In general, the two versions of HEM have achieved their goal satisfactory and are suggested for similar case-studies. From a decision-maker’s perspective, before knowing the data availability and the potential difficulties of developing a HEM in a watershed scale, a trade-off between information and accuracy, or information and usefulness are common problems is such designs/decisions. Many techniques have been developed to study these relations (trade-offs); however, this is out of our scope. The reason is that this study compares different performances based on different goals, rather than different modeling techniques as means to the same end. After all, the ratio of information to usefulness is equal for both versions, as each modeling approach (HEM version) used only the necessary data to achieve its purpose.

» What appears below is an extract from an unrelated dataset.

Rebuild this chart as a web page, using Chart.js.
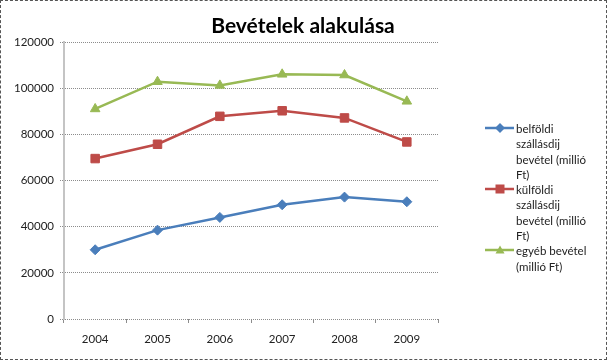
<!DOCTYPE html>
<html lang="hu">
<head>
<meta charset="utf-8">
<title>Bevételek alakulása</title>
<script src="https://cdn.jsdelivr.net/npm/chart.js@4/dist/chart.umd.min.js"></script>
<style>
  html, body { margin: 0; padding: 0; background: #fff; }
  #wrap {
    position: relative;
    width: 605px;
    height: 358px;
    border: 1px dashed #555;
    font-family: Lato, "Noto Sans", sans-serif;
  }
  #chart { position: absolute; left: -1px; top: -1px; }
  #legend {
    position: absolute;
    left: 484px;
    top: 120px;
    font-size: 11.5px;
    line-height: 15.3px;
    color: #222;
  }
  .item { display: flex; align-items: flex-start; }
  .item svg { flex: none; margin-top: 1px; }
  .item span { padding-left: 1px; }
</style>
</head>
<body>
<div id="wrap">
  <canvas id="chart" width="607" height="360"></canvas>
  <div id="legend"></div>
</div>
<script>
const years = ["2004", "2005", "2006", "2007", "2008", "2009"];
const domestic = [30000, 38500, 44000, 49500, 52800, 50800];
const foreign = [69500, 75700, 87800, 90200, 87100, 76700];
const other = [91000, 102800, 101200, 106000, 105700, 94300];
const yTicks = [0, 20000, 40000, 60000, 80000, 100000, 120000];

const seriesNames = [
  ["belföldi", "szállásdij", "bevétel (millió", "Ft)"],
  ["külföldi", "szállásdij", "bevétel (millió", "Ft)"],
  ["egyéb bevétel", "(millió Ft)"]
];
const colors = ["#4a7ebb", "#be4b48", "#98b954"];
const markers = ["rectRot", "rect", "triangle"];
const markerSizes = [5, 6, 5.5];

const PLOT = { left: 64, right: 438, top: 42, bottom: 319 };

function makeDataset(i, data) {
  return {
    label: seriesNames[i].join(" "),
    data,
    borderColor: colors[i],
    backgroundColor: colors[i],
    borderWidth: 2.5,
    pointStyle: markers[i],
    pointRadius: markerSizes[i],
    pointBorderWidth: 1,
    pointBorderColor: colors[i],
    tension: 0
  };
}

// title is centred over the whole picture, not the plot area
const titlePlugin = {
  id: "titleText",
  afterDraw(chart) {
    const ctx = chart.ctx;
    ctx.save();
    ctx.font = "bold 21px Lato, 'Noto Sans', sans-serif";
    ctx.fillStyle = "#000";
    ctx.textAlign = "center";
    ctx.textBaseline = "alphabetic";
    ctx.fillText("Bevételek alakulása", 303, 33);
    ctx.restore();
  }
};

new Chart(document.getElementById("chart"), {
  type: "line",
  data: {
    labels: years,
    datasets: [
      makeDataset(0, domestic),
      makeDataset(1, foreign),
      makeDataset(2, other)
    ]
  },
  options: {
    responsive: false,
    animation: false,
    layout: { padding: { left: 0, top: PLOT.top, right: 607 - PLOT.right, bottom: 0 } },
    plugins: {
      legend: { display: false },
      tooltip: { enabled: false }
    },
    scales: {
      x: {
        type: "category",
        offset: true,
        afterFit: (s) => { s.height = 360 - PLOT.bottom; },
        grid: { display: true, drawOnChartArea: false, offset: true, tickLength: 4, color: "#8c8c8c" },
        border: { display: false },
        ticks: { color: "#222", font: { family: "Lato", size: 11.5 }, padding: 9 }
      },
      y: {
        min: 0,
        max: 120000,
        afterFit: (s) => { s.width = PLOT.left; },
        afterBuildTicks: (s) => { s.ticks = yTicks.map((v) => ({ value: v })); },
        grid: { color: "#8c8c8c", lineWidth: 1, tickLength: 4, tickBorderDash: [1, 1] },
        border: { display: true, color: "#c4c4c4", width: 2, dash: [1, 1] },
        ticks: {
          color: "#222",
          font: { family: "Lato", size: 11.5 },
          padding: 6,
          callback: (v) => String(v)
        }
      }
    }
  },
  plugins: [titlePlugin]
});

function markerSvg(i) {
  const c = colors[i];
  let shape = "";
  if (markers[i] === "rectRot") shape = `<polygon points="15,1 20,6 15,11 10,6" fill="${c}"/>`;
  else if (markers[i] === "rect") shape = `<rect x="10.5" y="1.5" width="9" height="9" fill="${c}"/>`;
  else shape = `<polygon points="15,1.5 19.5,9.5 10.5,9.5" fill="${c}"/>`;
  return `<svg width="30" height="12"><line x1="0" y1="6" x2="29" y2="6" stroke="${c}" stroke-width="2.5"/>${shape}</svg>`;
}

const legendEl = document.getElementById("legend");
seriesNames.forEach((lines, i) => {
  const div = document.createElement("div");
  div.className = "item";
  div.innerHTML = markerSvg(i) + `<span>${lines.join("<br>")}</span>`;
  legendEl.appendChild(div);
});
</script>
</body>
</html>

It should be also noted that Version1 HEM does not “cancel” or revoke Version2 HEM or vice versa. On the contrary, the weaknesses of one version are usually remedied by the strengths of the other. The two different divisions of the watershed (spatial scale of analysis) can also work complementary to each other, if a larger region is analysed in order to examine and depict the results in different spatial resolution/representations (i.e. a higher resolution for a particular area and a lower resolution for the whole study area). In other words, the hydro-economic models should be treated as flexible tools that can be controlled and adapted by the modelers (e.g. by using different settings), in order to make possible to assess different scenarios, to evaluate different goals, to accommodate different availability (e.g. imprecise and/or vague data), and make the best out of any given condition.

6 Conclusions

The potential of HEMs is often highlighted in the literature, but the guidance on decisions regarding the structure and the settings of the models is rare, so far. The present paper tried to show a model-building rationale, considering some dilemmas modelers often face, based on the authors’ personal experience in real case applications. This research also brings up the topic of how different situations lead to different model settings and how these can be compared.

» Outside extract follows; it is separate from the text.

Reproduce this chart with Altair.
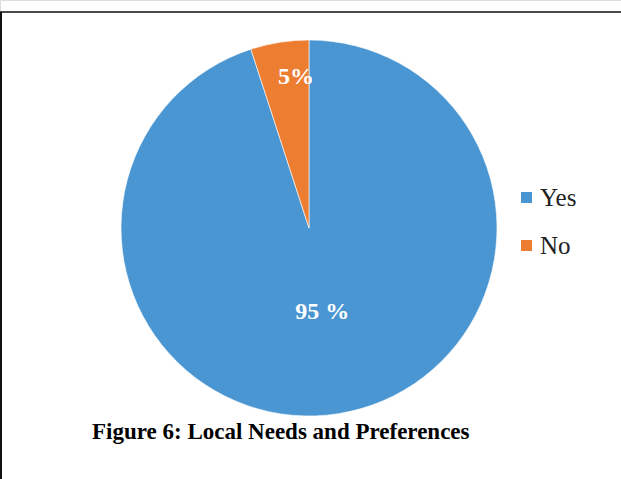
import altair as alt
import pandas as pd

# ---- data ----
categories = ["Yes", "No"]
values = [95, 5]
labels = ["95 %", "5%"]
slice_order = [0, 1]
colors = ["#4a96d3", "#ed7d31"]
title_text = "Figure 6: Local Needs and Preferences"

df = pd.DataFrame({"category": categories, "value": values,
                   "label": labels, "ord": slice_order})

CX, CY, R = 309, 228, 188
W, H = 621, 479

base = alt.Chart(df).encode(
    theta=alt.Theta("value:Q", stack=True),
    order=alt.Order("ord:Q"),
)

pie = base.mark_arc(radius=R, stroke="white", strokeWidth=0.6).encode(
    x=alt.value(CX),
    y=alt.value(CY),
    color=alt.Color(
        "category:N",
        scale=alt.Scale(domain=categories, range=colors),
        sort=categories,
        legend=alt.Legend(
            title=None, orient="none", legendX=514, legendY=185,
            symbolType="square", symbolSize=121, symbolStrokeWidth=0,
            labelFont="Liberation Serif", labelFontSize=25,
            labelColor="#222222", rowPadding=22, labelOffset=1,
        ),
    ),
)

lbl_style = dict(font="Liberation Serif", fontWeight="bold", fontSize=24,
                 color="white", align="center", baseline="middle")

lbl_no = base.mark_text(radius=153, dx=11, **lbl_style).encode(
    x=alt.value(CX), y=alt.value(CY),
    text=alt.condition(alt.datum.category == "No", alt.Text("label:N"), alt.value("")),
)
lbl_yes = base.mark_text(radius=85, **lbl_style).encode(
    x=alt.value(CX), y=alt.value(CY),
    text=alt.condition(alt.datum.category == "Yes", alt.Text("label:N"), alt.value("")),
)

tdf = pd.DataFrame({"t": [title_text]})
title = alt.Chart(tdf).mark_text(
    align="left", baseline="alphabetic", font="Liberation Serif",
    fontWeight="bold", fontSize=23, color="black",
).encode(text="t:N", x=alt.value(92), y=alt.value(439))

top_line = alt.Chart(tdf).mark_rule(color="#4a4a4a", strokeWidth=2).encode(
    x=alt.value(0), x2=alt.value(W), y=alt.value(12))
left_line = alt.Chart(tdf).mark_rule(color="#111111", strokeWidth=2).encode(
    x=alt.value(1), y=alt.value(12), y2=alt.value(H))

chart = alt.layer(pie, lbl_no, lbl_yes, title, top_line, left_line).properties(
    width=W, height=H, padding=0,
    autosize=alt.AutoSizeParams(type="none"),
).configure_view(stroke=None).configure(background="white")

chart.save("out.html", embed_options={"renderer": "svg", "actions": False})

Initially, the goal was to combine hydrological, economic, and engineering goals in a data-scarce rural watershed. Ways on how to use the data, how to exploit ‘strong points’ and cover weaknesses-limitations through choosing different, modified or simpler outputs, were presented in Version1. Version2 was built to provide more detailed outputs, based on more precise models. A good trade-off between complexity, time, effort, and accuracy was sought, in the basis of providing the most desired/useful outcomes for (local) policy makers.

The comparison of a simple and a detailed HEM based on the assumptions, limitations, results, scope, accuracy and managerial implications, shows that overall, both approaches can meet the objectives set up, if they are developed carefully. The comparison also provides guidance to future modelers on which approach they can follow (simpler or detailed) in case that they want to focus on certain general and/or specific criteria discussed in Table 3. Some of them can be the driving factors affecting the modeling decisions of a future HEM development, so the analyst could find justified help in their evaluation to lean towards a simpler or a detailed modeling structure.

Future research ideas include the comparison of the same HEM version(s) under different assumptions (with sensitivity analyses), the estimation of costs and benefits of data collection that may increase the accuracy, to assess the impact of the different assumptions in our hydro-economic models, and how our models can be expanded and applied in different areas.